En España, por decisión, creo que no buscada, del pueblo español, hemos hecho posible una coalición de gobierno, manifiestamente sectario y totalitario, de carácter social comunista, con apoyo de los nacionalismos separatistas y los herederos de ETA. Las consecuencias son visibles en el día a día. Asistimos atónitos al ocaso de la ya débil democracia española, que, a buen seguro, lamentaremos cuando ya sea inviable y tenga muy difícil remedio. Así somos los españoles: siempre, cuál Penélope, nos entretenemos en tejer y destejer, esto es, eternamente centrados en la estrategia de polarización. ¡Qué pena!

Ahora mismo, Sánchez, incapaz de arreglar la muy grave situación económica por la que atravesamos y que afecta a las clases bajas y medias de la sociedad, ha acelerado su pérfido plan en torno a leyes con alta carga ideológica. Busca, sin duda, dividir aún más a la sociedad e incitar al electorado de izquierdas, claramente dividido. Es un plan a la desesperada, sabedor de que se la está jugando.

En este marco hay que situar, por ejemplo, la Ley de Memoria Democrática. Busca un imposible: la memoria siempre es personal. No se puede pretender una memoria colectiva escrita e interpretada por una parte de la sociedad. Como ya se le ha recordado en la múltiples críticas a la misma, «es profundamente antidemocrática, además de poseer un sesgo histórico anticientífico» (Bieito Rubido). En ella se nota demasiado la mano del gobierno social comunista, el guerra civilismo de Sánchez y sus corifeos, el afán por dividir, la obsesión por cambiar la historia y la manía por destruir lo logrado con la Transición y la propia Ley de amnistía del 77 en la que tanto protagonismo tuvo la izquierda. Ahora se ha visto la trampa que Sánchez puso a Felipe en el Congreso de Valencia y éste, con notable ingenuidad, abrazó.

Digámoslo sin tapujos: Se quiere imponer a todos los ciudadanos un pensamiento único, una visión o un relato claramente excluyente y que no admite contestación alguna, ni oposición de ningún tipo. Por no admitir, ni siquiera permitiría el estudio o reflexión de los historiadores que llevase a conclusiones distintas. Vamos, ni que fueran curas y estuvieran declarando un dogma de fe religiosa.

¡Qué mal se llevan con la libertad!

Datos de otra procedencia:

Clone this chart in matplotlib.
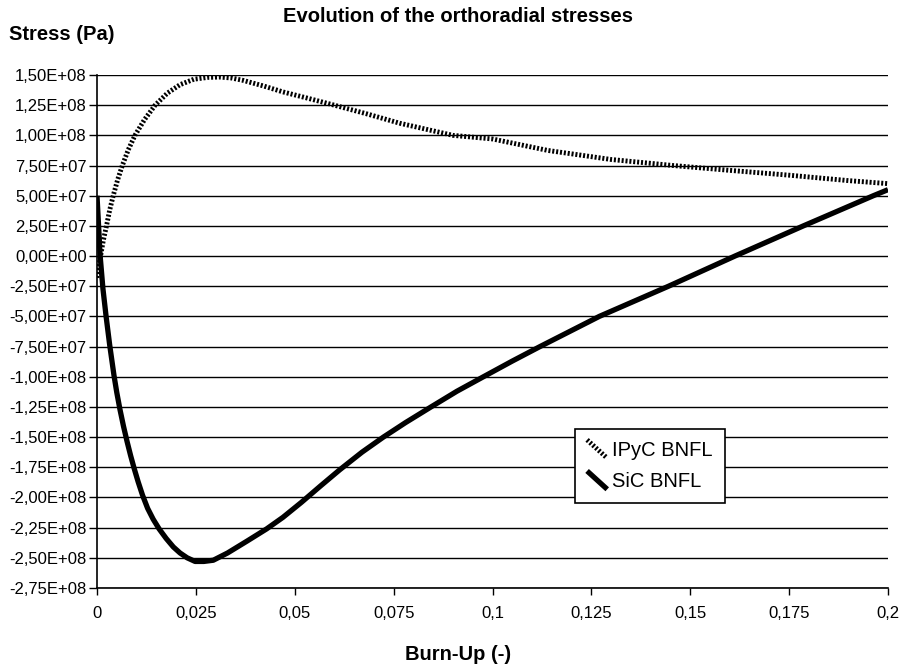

Cada cual tiene derecho a recordar lo que estime oportuno, a investigar y expresar lo que le venga en gana, e incluso a olvidar ciertas cosas. Es su libertad. Los parlamentos no atesorar competencia alguna para legislar sobre la verdad ni, menos aún, sobre lo que cada uno quiera pensar y recordar. Lo contrario tiene un nombre: es antidemocrático e inconstitucional. Repito: ¡Ni que fueran curas!